Companies must be allowed to fail

Michael Skinner

Michael Jordan famously said: “I’ve missed more than 9000 shots in my career. I’ve lost almost 300 games. Twenty-six times, I’ve been trusted to take the game-winning shot and missed. I’ve failed over and over and over again in my life. And that is why I succeed.”

Steve Jobs failed when he was fired from Apple (he was eventually rehired as CEO). Before his death Jobs spoke of how repeated failure underpinned his own personal drive. His multiple failings (personal and professional) are arguably the cornerstone of Apple’s success to this very day.

And when starting out, Walt Disney was told that he lacked creativity.

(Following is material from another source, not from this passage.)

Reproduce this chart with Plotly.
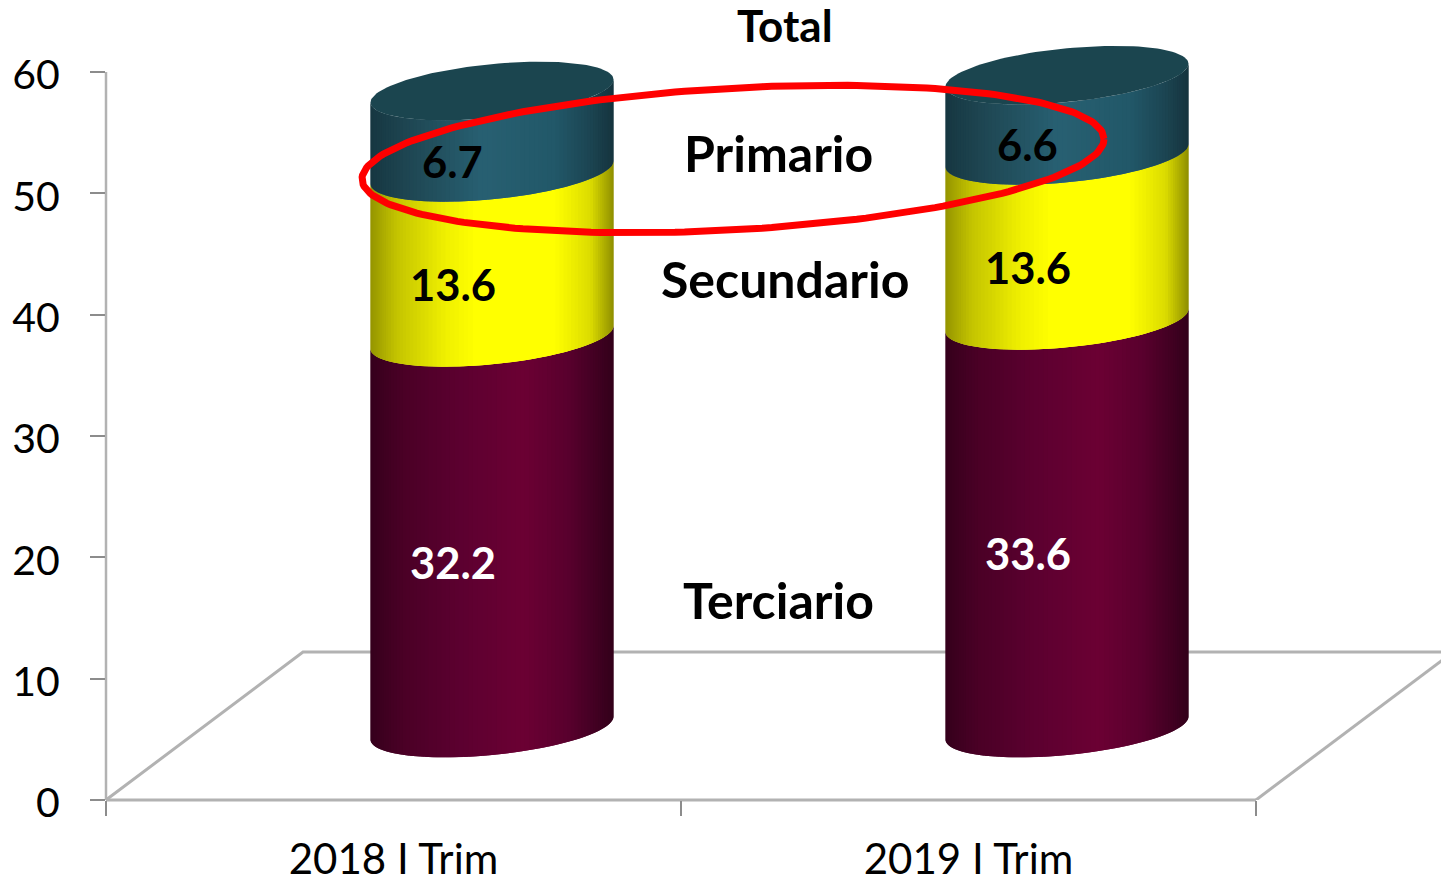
import numpy as np
import plotly.graph_objects as go

# ---- data
categories = ["2018 I Trim", "2019 I Trim"]
terciario = [32.2, 33.6]
secundario = [13.6, 13.6]
primario = [6.7, 6.6]
y_ticks = [0, 10, 20, 30, 40, 50, 60]
series_names = ["Terciario", "Secundario", "Primario"]

# ---- geometry of the pseudo-3D look (plot units)
W, H = 1441, 883
PLOT_L, PLOT_B = 106, 83
PX_X = 575.0            # px per category
PX_Y = 728.0 / 60       # px per y unit
X_MAX = (W - PLOT_L) / PX_X
Y_MAX = (H - PLOT_B) / PX_Y
DEPTH_X, DEPTH_Y = 197 / PX_X, 148 / PX_Y
CYL_DX = 98.5 / PX_X
CYL_BASE = 72 / PX_Y
CYL_A = 121.5 / PX_X
CYL_S = 11.5 / PX_Y     # rise of the ellipse across its width
CYL_B = 27.0 / PX_Y     # half height of the ellipse
N = 80
GREY = "#b2b2b2"
TICK = "#8c8c8c"
FONT = "Lato"

ramps = {
    "Terciario": [(0, "#36001d"), (.12, "#4a0026"), (.35, "#5c0030"), (.62, "#6c0034"), (.8, "#5a002e"), (1, "#33001b")],
    "Secundario": [(0, "#969600"), (.1, "#c4c400"), (.3, "#f0f000"), (.42, "#ffff00"), (.75, "#ffff00"), (.9, "#dcdc00"), (1, "#8e8e00")],
    "Primario": [(0, "#173842"), (.15, "#1f4753"), (.45, "#286072"), (.75, "#225869"), (.9, "#1c4552"), (1, "#16343e")],
}
TOP_FACE = "#1b454f"


def ramp_color(name, f):
    stops = ramps[name]
    fs = [s[0] for s in stops]
    rgb = [[int(s[1][i:i + 2], 16) for i in (1, 3, 5)] for s in stops]
    return "rgb(%d,%d,%d)" % tuple(np.interp(f, fs, [c[k] for c in rgb]) for k in range(3))


fig = go.Figure()


def line(xs, ys, color=GREY, width=3):
    fig.add_trace(go.Scatter(x=xs, y=ys, mode="lines", line=dict(color=color, width=width),
                             hoverinfo="skip", showlegend=False))


# floor edges
line([0, DEPTH_X, X_MAX], [0, DEPTH_Y, DEPTH_Y])
line([2, 2 + DEPTH_X], [0, DEPTH_Y])

theta = np.linspace(0, np.pi, N + 1)
us = -np.cos(theta)

for i in range(len(categories)):
    cx = i + 0.5 + CYL_DX
    base = CYL_BASE
    for name, vals in zip(series_names, (terciario, secundario, primario)):
        v = vals[i]
        for k in range(N):
            # each strip runs one step into the next, so no seam shows
            u = us[k:min(k + 3, N + 1)]
            xs = cx + CYL_A * u
            arc = CYL_S * u - CYL_B * np.sqrt(np.maximum(1 - u ** 2, 0))
            fig.add_trace(go.Scatter(
                x=np.r_[xs, xs[::-1]], y=np.r_[base + arc, (base + v + arc)[::-1]],
                mode="lines", fill="toself", line=dict(width=0),
                fillcolor=ramp_color(name, (us[k] + 1) / 2),
                hoverinfo="skip", showlegend=False))
        base += v
    t = np.linspace(0, 2 * np.pi, 121)
    fig.add_trace(go.Scatter(
        x=cx + CYL_A * np.cos(t), y=base + CYL_S * np.cos(t) + CYL_B * np.sin(t),
        mode="lines", fill="toself", line=dict(width=0), fillcolor=TOP_FACE,
        hoverinfo="skip", showlegend=False))

# red ring around Primario
t = np.linspace(0, 2 * np.pi, 241)
RX, RY = (733 - PLOT_L) / PX_X, (H - PLOT_B - 159) / PX_Y
fig.add_trace(go.Scatter(
    x=RX + 371 / PX_X * np.cos(t),
    y=RY + 20 / PX_Y * np.cos(t) + 71 / PX_Y * np.sin(t),
    mode="lines", line=dict(color="#ff0000", width=7), hoverinfo="skip", showlegend=False))

annotations = []
LABEL_DX, LABEL_DY = 0.103, -2.4
for i in range(len(categories)):
    base = CYL_BASE
    for vals, col in ((terciario, "white"), (secundario, "black"), (primario, "black")):
        v = vals[i]
        annotations.append(dict(x=i + 0.5 + LABEL_DX, y=base + v / 2 + LABEL_DY, text=f"{v:.1f}",
                                showarrow=False, font=dict(family=FONT, size=43.5, color=col, weight="bold")))
        base += v

# series names and the total label, between the cylinders
names_at = [("Primario", 778, 153, 50), ("Secundario", 785, 279, 50), ("Terciario", 778, 600, 50), ("Total", 785, 25, 44)]
for text, px, py, size in names_at:
    annotations.append(dict(x=(px - PLOT_L) / PX_X, y=(H - PLOT_B - py) / PX_Y, text=text,
                            showarrow=False, font=dict(family=FONT, size=size, color="black", weight="bold")))

# axis lines stop at the last tick; paper references keep them unclipped
axis_lines = [
    dict(type="line", xref="paper", yref="paper", x0=0, x1=2 / X_MAX, y0=0, y1=0,
         line=dict(color=GREY, width=3), layer="below"),
    dict(type="line", xref="paper", yref="paper", x0=0, x1=0, y0=0, y1=60 / Y_MAX,
         line=dict(color=GREY, width=2.5), layer="below"),
]

fig.update_layout(
    width=W, height=H, autosize=False,
    margin=dict(l=PLOT_L, r=0, t=0, b=PLOT_B, pad=0),
    paper_bgcolor="white", plot_bgcolor="white", showlegend=False,
    annotations=annotations, shapes=axis_lines,
    font=dict(family=FONT, color="black", size=40),
    xaxis=dict(range=[0, X_MAX], tickmode="array", tickvals=[0.5, 1.5], ticktext=categories,
               automargin=False,
               showgrid=False, zeroline=False, showline=False, ticks="", ticklabelstandoff=31,
               tickfont=dict(family=FONT, size=42, color="black"),
               minor=dict(tickmode="array", tickvals=[0, 1, 2], ticks="outside", ticklen=15, tickwidth=2,
                          tickcolor=TICK, showgrid=False)),
    yaxis=dict(range=[0, Y_MAX], tickmode="array", tickvals=y_ticks, showgrid=False, zeroline=False,
               automargin=False,
               showline=False, ticks="outside", ticklen=15, tickwidth=2, tickcolor=TICK,
               ticklabelstandoff=22, ticklabelshift=3,
               tickfont=dict(family=FONT, size=41, color="black")),
)

fig.write_html("out.html", config={"displayModeBar": False},
               post_script="document.body.style.margin='0';document.body.style.overflow='hidden';")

His first cartoon business went bankrupt.

Nassim Taleb (of Black Swan fame) and John Carmac (of Doom fame) both explore the field of system failure. They pose that when an idea or premise fails, associated systems can learn and ultimately strengthen. 

Extending this thinking, by distancing yourself from failure, you are restricting learning and preventing growth. Even more destructively, by delaying failure, you may very well be compounding its severity in the future.

Many central banks and governments around the world are yet to grasp this fundamental concept.

Government and central bank bailouts that save businesses from bankruptcy, act to increase the probability and likely severity of system collapse in the future. 

Taleb emphases again and again that error and failure are the essential components for the prevention of large-scale negative events.

“Every plane crash brings us closer to safety,” he writes.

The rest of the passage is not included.